The sidewalks of Southbank in Melbourne are covered with the chalk of sidewalk artists. “Screevers can sometimes be called artists, sometimes not.” Wrote George Orwell; I re-read part of his book Down and Out in Paris and London to see what has changed in street art since the 1930s. Orwell classifies all street entertainers as “beggars” even the street acrobats. “As the law now stands, if you approach a stranger and ask him for twopence, he can call a policeman and get you seven days for begging. But if you make the air hideous by droning ‘Nearer, my God, to Thee’, or scrawl some chalk daubs on the pavement, or stand about with a tray of matches – in short make a nuisance of yourself – you are held to be following a legitimate trade and not begging.”

There are still the occasional street entertainers who are basically begging, like the guy on Swanston Street with his naïve drawings of buildings, but the majority of buskers and sidewalk artists are proficient and professional. Musicians with paid gigs later in the evening, magnificent chalk drawings (generally copies of old masters) on rolls of heavy paper taped to the sidewalk or little craft stalls full of bicycles made of twisted wire.

Living sculptures as a special type of mime busker artist. Their stiff painted clothes and painted skin. These buskers have been around in since the early 1990s. Maybe Gilbert and George, the living sculptures, and their “Underneath the Arches” performance in 1970, inspired the busker living sculptures (or was it the other way around?). Melbourne and Barcelona have the best living sculptures that I have seen. These artists really put effort into their costume and routine. In other places they are little more than begging with a mask and simple costume.

Living sculptures move in response to a coin being put into their tin. At other times they remain as still as a statue, in this way it has some relation to modelling for an artist. One of the best living sculptures that I have seen is Albert Stone. Albert Stone, as his name suggests, is a Magrittean stone man with platform incorporating roses.  The burgundy baroque lady in Melbourne is another living sculpture of exceptional detail. Perth artist Christian de Vietri has created a sculpture based on living sculptures. Her robot sculpture – “Tim” (2006, aluminium) is in GoMA’s collection. Robots are common image for living sculptures especially as they can combine simple light and sound effects in their costume.

Christian de Vietri - Tim (2006)

Street entertainment is now expected by public, and is licensed, or even funded by local councils. Buskers, sidewalk artists and living sculptures are part of life on Melbourne’s streets; there is more art on the streets than just graffiti. The change in street art may, in part, be due to the romantic focus that George Orwell and other writers placed on them, but there has also been a change in the culture of the street.


Graduate Exhibition @ VCA

The VCA School of Art Graduate Exhibition 2009 is huge.

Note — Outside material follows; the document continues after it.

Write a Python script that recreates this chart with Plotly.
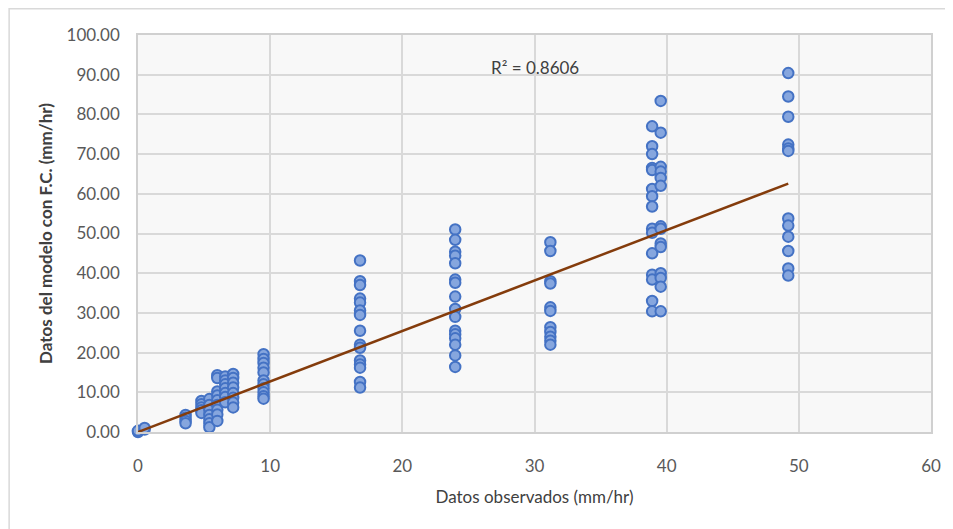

Space after space filled with art: video installations, sculpture, paintings, drawings, printmaking, installations and things that defied classification, but were called “spatial practice” on the invite. If you are going to see this exhibition, and it is worth seeing, then give yourself over an hour to see it all. It is at the Margaret Lawrence Gallery (named after the Margaret Lawrence Bequest who supported the exhibition); which is all of the studio and workshop spaces at the VCA turned into a gallery.

The entrance is at 40 Dodds St., Southbank, it looked like there was a cue to get in when I arrived shortly after 6pm. It must have been the biggest thing happening in Melbourne’s art scene on that a mild Monday night. There were two long bars in the courtyard with a DJ and hundreds of people. Free wine or buy Mountain Goat beer (a strange kind of sponsorship). Young men with haircuts from 80s new wave bands, fashionably dressed young women, the artists, their parents, their friends, etc. There were thousands of people at the opening doing the gallery shuffle and demonstrating their “spatial practice” by not bumping into people after a few glasses of free wine.

Carmen Reid had sent me an invite to the exhibition (I wrote about her June exhibition at Brunswick Arts ) and I was pleased that I could find her exhibits. Her latest works continue to be enjoyable, the accordion doors “(Fidget) Neither Here Nor There” is like Looney Toons architecture made real. Unfortunately I did not get to talk to Carmen – I think that she was cleaning up broken bits of glass from her work “Limbo” that had been damaged by crowds of people.

Seeing the opening was like stumbling into an art fair, overpowering and diluted at the same time. It was hard to take in all the art because:

a)     there were so many people at the opening

b)    there were so many works of art (the invitation said over 1,000 works and I believe it).

c)     there were so much variety of quality art

The list of “School of Art Awards” ran to two sheets of paper – not that there was any information about the various awards beside the award-winning work.

All the current contemporary art moves are on show, the heat from lights, video projectors, art stirring up dust, plants trying to survive an art installation and visual puns from desperate art students. Although there is likely to be one or two very successful artists amongst this year’s graduating class. This doesn’t mean that they are doing great work now or that all the work in this exhibition is great. Much of the art is going down the plughole. Clare Scalan was painting studio plugholes prognosticating a future for so much paint and artist’s careers. I overheard someone in the crowd saying: “90% of video artists are rubbish.” It is probably true of all the arts graduates.

Still there is plenty of art to enjoy at this exhibition; I liked Graham Brindely’s sculptures. They are elegant, they are like physics experiments and drawing in 3 dimensions. In Brindely’s “Gravities” a plumb bob hangs over a circular pile of black sand.